YOUR INSTRUCTIONS. Give every line back verbatim, dropping all images.

##### SOURCE MATERIAL #####

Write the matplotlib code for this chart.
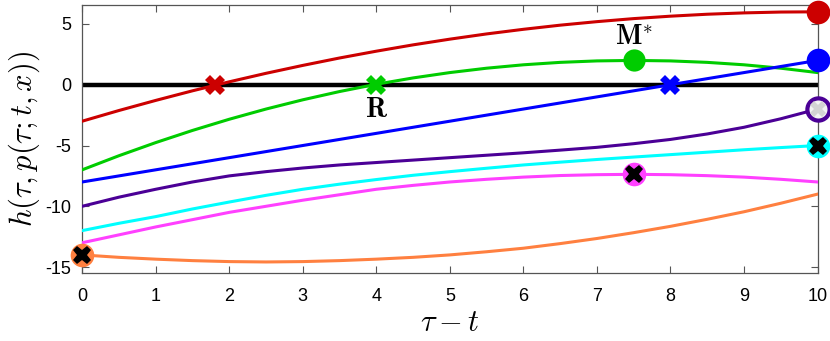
import numpy as np
import matplotlib
matplotlib.use("Agg")
import matplotlib.pyplot as plt

plt.rcParams['font.family'] = ['Liberation Sans', 'DejaVu Sans']
plt.rcParams['mathtext.fontset'] = 'cm'

# values (every half unit of tau - t)
tau = [0, 0.5, 1, 1.5, 2, 2.5, 3, 3.5, 4, 4.5, 5,
       5.5, 6, 6.5, 7, 7.5, 8, 8.5, 9, 9.5, 10]
h_red = [-3.0, -2.12, -1.29, -0.5, 0.24, 0.94, 1.59, 2.2, 2.76, 3.28, 3.75,
         4.18, 4.56, 4.9, 5.19, 5.44, 5.64, 5.8, 5.91, 5.98, 6.0]
h_green = [-7.0, -5.84, -4.76, -3.76, -2.84, -2.0, -1.24, -0.56, 0.04, 0.56, 1.0,
           1.36, 1.64, 1.84, 1.96, 2.0, 1.96, 1.84, 1.64, 1.36, 1.0]
h_blue = [-8.0, -7.5, -7.0, -6.5, -6.0, -5.5, -5.0, -4.5, -4.0, -3.5, -3.0,
          -2.5, -2.0, -1.5, -1.0, -0.5, 0.0, 0.5, 1.0, 1.5, 2.0]
h_purple = [-10.0, -9.25, -8.6, -8.0, -7.5, -7.15, -6.85, -6.6, -6.4, -6.2, -6.0,
            -5.8, -5.6, -5.38, -5.15, -4.85, -4.5, -4.05, -3.5, -2.8, -2.0]
h_cyan = [-12.0, -11.4, -10.85, -10.22, -9.65, -9.1, -8.6, -8.18, -7.8, -7.45, -7.15,
          -6.87, -6.6, -6.37, -6.15, -5.95, -5.75, -5.55, -5.35, -5.17, -5.0]
h_magenta = [-13.0, -12.35, -11.7, -11.1, -10.5, -10.0, -9.5, -9.05, -8.6, -8.28, -8.0,
             -7.78, -7.6, -7.47, -7.4, -7.37, -7.4, -7.48, -7.6, -7.78, -8.0]
h_orange = [-14.0, -14.2, -14.35, -14.47, -14.55, -14.58, -14.55, -14.47, -14.35, -14.2, -14.0,
            -13.74, -13.45, -13.07, -12.65, -12.17, -11.65, -11.07, -10.45, -9.75, -9.0]

col_red = '#cc0000'
col_green = '#00cc00'
col_blue = '#0000ff'
col_purple = '#4b0096'
col_cyan = '#00ffff'
col_magenta = '#ff40ff'
col_orange = '#ff8040'

fig = plt.figure(figsize=(8.3, 3.41), dpi=100)
ax = fig.add_axes([0.099, 0.199, 0.886, 0.786])

lw = 2.2
ax.plot([0, 10], [0, 0], color='black', lw=3.2, zorder=2)
ax.plot(tau, h_red, color=col_red, lw=lw, zorder=3)
ax.plot(tau, h_green, color=col_green, lw=lw, zorder=3)
ax.plot(tau, h_blue, color=col_blue, lw=lw, zorder=3)
ax.plot(tau, h_purple, color=col_purple, lw=lw, zorder=3)
ax.plot(tau, h_cyan, color=col_cyan, lw=lw, zorder=3)
ax.plot(tau, h_magenta, color=col_magenta, lw=lw, zorder=3)
ax.plot(tau, h_orange, color=col_orange, lw=lw, zorder=3)

# zero crossings
ax.plot(1.8, 0, 'X', color=col_red, ms=14, mew=0, zorder=5)
ax.plot(4, 0, 'X', color=col_green, ms=14, mew=0, zorder=5)
ax.plot(8, 0, 'X', color=col_blue, ms=14, mew=0, zorder=5)

# end points / maxima
ms = 17
ax.plot(10, 6, 'o', color=col_red, ms=ms, mew=0, zorder=6, clip_on=False)
ax.plot(10, 2, 'o', color=col_blue, ms=ms, mew=0, zorder=6, clip_on=False)
ax.plot(7.5, 2, 'o', color=col_green, ms=16, mew=0, zorder=6)
ax.plot(10, -2, 'o', mfc='#f4f4f4', mec=col_purple, mew=3, ms=16, zorder=6, clip_on=False)
ax.plot(10, -2, 'X', color='#d4d4d4', ms=12, mew=0, zorder=7, clip_on=False)
ax.plot(10, -5, 'o', color=col_cyan, ms=ms, mew=0, zorder=6, clip_on=False)
ax.plot(10, -5, 'X', color='black', ms=13, mew=0, zorder=7, clip_on=False)
ax.plot(7.5, -7.35, 'o', color=col_magenta, ms=ms, mew=0, zorder=6)
ax.plot(7.5, -7.35, 'X', color='black', ms=13, mew=0, zorder=7)
ax.plot(0, -14, 'o', color=col_orange, ms=ms, mew=0, zorder=6, clip_on=False)
ax.plot(0, -14, 'X', color='black', ms=13, mew=0, zorder=7, clip_on=False)

ax.text(7.5, 3.9, r'$\mathbf{M}^{*}$', fontsize=20, ha='center', va='center')
ax.text(4, -2.1, r'$\mathbf{R}$', fontsize=20, ha='center', va='center')

ax.set_xlim(0, 10)
ax.set_ylim(-15.5, 6.55)
ax.set_xticks(range(0, 11))
ax.set_yticks([-15, -10, -5, 0, 5])
ax.set_yticklabels(['-15', '-10', '-5', '0', '5'])
ax.tick_params(direction='in', length=5, width=0.8, color='#555555',
               labelsize=13, top=True, right=True, pad=8)
ax.tick_params(axis='x', pad=11)
for s in ax.spines.values():
    s.set_color('#555555')
    s.set_linewidth(0.9)

ax.set_xlabel(r'$\tau - t$', fontsize=22, labelpad=2)
ax.set_ylabel(r'$h(\tau, p(\tau; t, x))$', fontsize=22, labelpad=2)

fig.savefig('out.png', dpi=100)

#####

RESULT.
Write the matplotlib code for this chart.
import numpy as np
import matplotlib
matplotlib.use("Agg")
import matplotlib.pyplot as plt

plt.rcParams['font.family'] = ['Liberation Sans', 'DejaVu Sans']
plt.rcParams['mathtext.fontset'] = 'cm'

# values (every half unit of tau - t)
tau = [0, 0.5, 1, 1.5, 2, 2.5, 3, 3.5, 4, 4.5, 5,
       5.5, 6, 6.5, 7, 7.5, 8, 8.5, 9, 9.5, 10]
h_red = [-3.0, -2.12, -1.29, -0.5, 0.24, 0.94, 1.59, 2.2, 2.76, 3.28, 3.75,
         4.18, 4.56, 4.9, 5.19, 5.44, 5.64, 5.8, 5.91, 5.98, 6.0]
h_green = [-7.0, -5.84, -4.76, -3.76, -2.84, -2.0, -1.24, -0.56, 0.04, 0.56, 1.0,
           1.36, 1.64, 1.84, 1.96, 2.0, 1.96, 1.84, 1.64, 1.36, 1.0]
h_blue = [-8.0, -7.5, -7.0, -6.5, -6.0, -5.5, -5.0, -4.5, -4.0, -3.5, -3.0,
          -2.5, -2.0, -1.5, -1.0, -0.5, 0.0, 0.5, 1.0, 1.5, 2.0]
h_purple = [-10.0, -9.25, -8.6, -8.0, -7.5, -7.15, -6.85, -6.6, -6.4, -6.2, -6.0,
            -5.8, -5.6, -5.38, -5.15, -4.85, -4.5, -4.05, -3.5, -2.8, -2.0]
h_cyan = [-12.0, -11.4, -10.85, -10.22, -9.65, -9.1, -8.6, -8.18, -7.8, -7.45, -7.15,
          -6.87, -6.6, -6.37, -6.15, -5.95, -5.75, -5.55, -5.35, -5.17, -5.0]
h_magenta = [-13.0, -12.35, -11.7, -11.1, -10.5, -10.0, -9.5, -9.05, -8.6, -8.28, -8.0,
             -7.78, -7.6, -7.47, -7.4, -7.37, -7.4, -7.48, -7.6, -7.78, -8.0]
h_orange = [-14.0, -14.2, -14.35, -14.47, -14.55, -14.58, -14.55, -14.47, -14.35, -14.2, -14.0,
            -13.74, -13.45, -13.07, -12.65, -12.17, -11.65, -11.07, -10.45, -9.75, -9.0]

col_red = '#cc0000'
col_green = '#00cc00'
col_blue = '#0000ff'
col_purple = '#4b0096'
col_cyan = '#00ffff'
col_magenta = '#ff40ff'
col_orange = '#ff8040'

fig = plt.figure(figsize=(8.3, 3.41), dpi=100)
ax = fig.add_axes([0.099, 0.199, 0.886, 0.786])

lw = 2.2
ax.plot([0, 10], [0, 0], color='black', lw=3.2, zorder=2)
ax.plot(tau, h_red, color=col_red, lw=lw, zorder=3)
ax.plot(tau, h_green, color=col_green, lw=lw, zorder=3)
ax.plot(tau, h_blue, color=col_blue, lw=lw, zorder=3)
ax.plot(tau, h_purple, color=col_purple, lw=lw, zorder=3)
ax.plot(tau, h_cyan, color=col_cyan, lw=lw, zorder=3)
ax.plot(tau, h_magenta, color=col_magenta, lw=lw, zorder=3)
ax.plot(tau, h_orange, color=col_orange, lw=lw, zorder=3)

# zero crossings
ax.plot(1.8, 0, 'X', color=col_red, ms=14, mew=0, zorder=5)
ax.plot(4, 0, 'X', color=col_green, ms=14, mew=0, zorder=5)
ax.plot(8, 0, 'X', color=col_blue, ms=14, mew=0, zorder=5)

# end points / maxima
ms = 17
ax.plot(10, 6, 'o', color=col_red, ms=ms, mew=0, zorder=6, clip_on=False)
ax.plot(10, 2, 'o', color=col_blue, ms=ms, mew=0, zorder=6, clip_on=False)
ax.plot(7.5, 2, 'o', color=col_green, ms=16, mew=0, zorder=6)
ax.plot(10, -2, 'o', mfc='#f4f4f4', mec=col_purple, mew=3, ms=16, zorder=6, clip_on=False)
ax.plot(10, -2, 'X', color='#d4d4d4', ms=12, mew=0, zorder=7, clip_on=False)
ax.plot(10, -5, 'o', color=col_cyan, ms=ms, mew=0, zorder=6, clip_on=False)
ax.plot(10, -5, 'X', color='black', ms=13, mew=0, zorder=7, clip_on=False)
ax.plot(7.5, -7.35, 'o', color=col_magenta, ms=ms, mew=0, zorder=6)
ax.plot(7.5, -7.35, 'X', color='black', ms=13, mew=0, zorder=7)
ax.plot(0, -14, 'o', color=col_orange, ms=ms, mew=0, zorder=6, clip_on=False)
ax.plot(0, -14, 'X', color='black', ms=13, mew=0, zorder=7, clip_on=False)

ax.text(7.5, 3.9, r'$\mathbf{M}^{*}$', fontsize=20, ha='center', va='center')
ax.text(4, -2.1, r'$\mathbf{R}$', fontsize=20, ha='center', va='center')

ax.set_xlim(0, 10)
ax.set_ylim(-15.5, 6.55)
ax.set_xticks(range(0, 11))
ax.set_yticks([-15, -10, -5, 0, 5])
ax.set_yticklabels(['-15', '-10', '-5', '0', '5'])
ax.tick_params(direction='in', length=5, width=0.8, color='#555555',
               labelsize=13, top=True, right=True, pad=8)
ax.tick_params(axis='x', pad=11)
for s in ax.spines.values():
    s.set_color('#555555')
    s.set_linewidth(0.9)

ax.set_xlabel(r'$\tau - t$', fontsize=22, labelpad=2)
ax.set_ylabel(r'$h(\tau, p(\tau; t, x))$', fontsize=22, labelpad=2)

fig.savefig('out.png', dpi=100)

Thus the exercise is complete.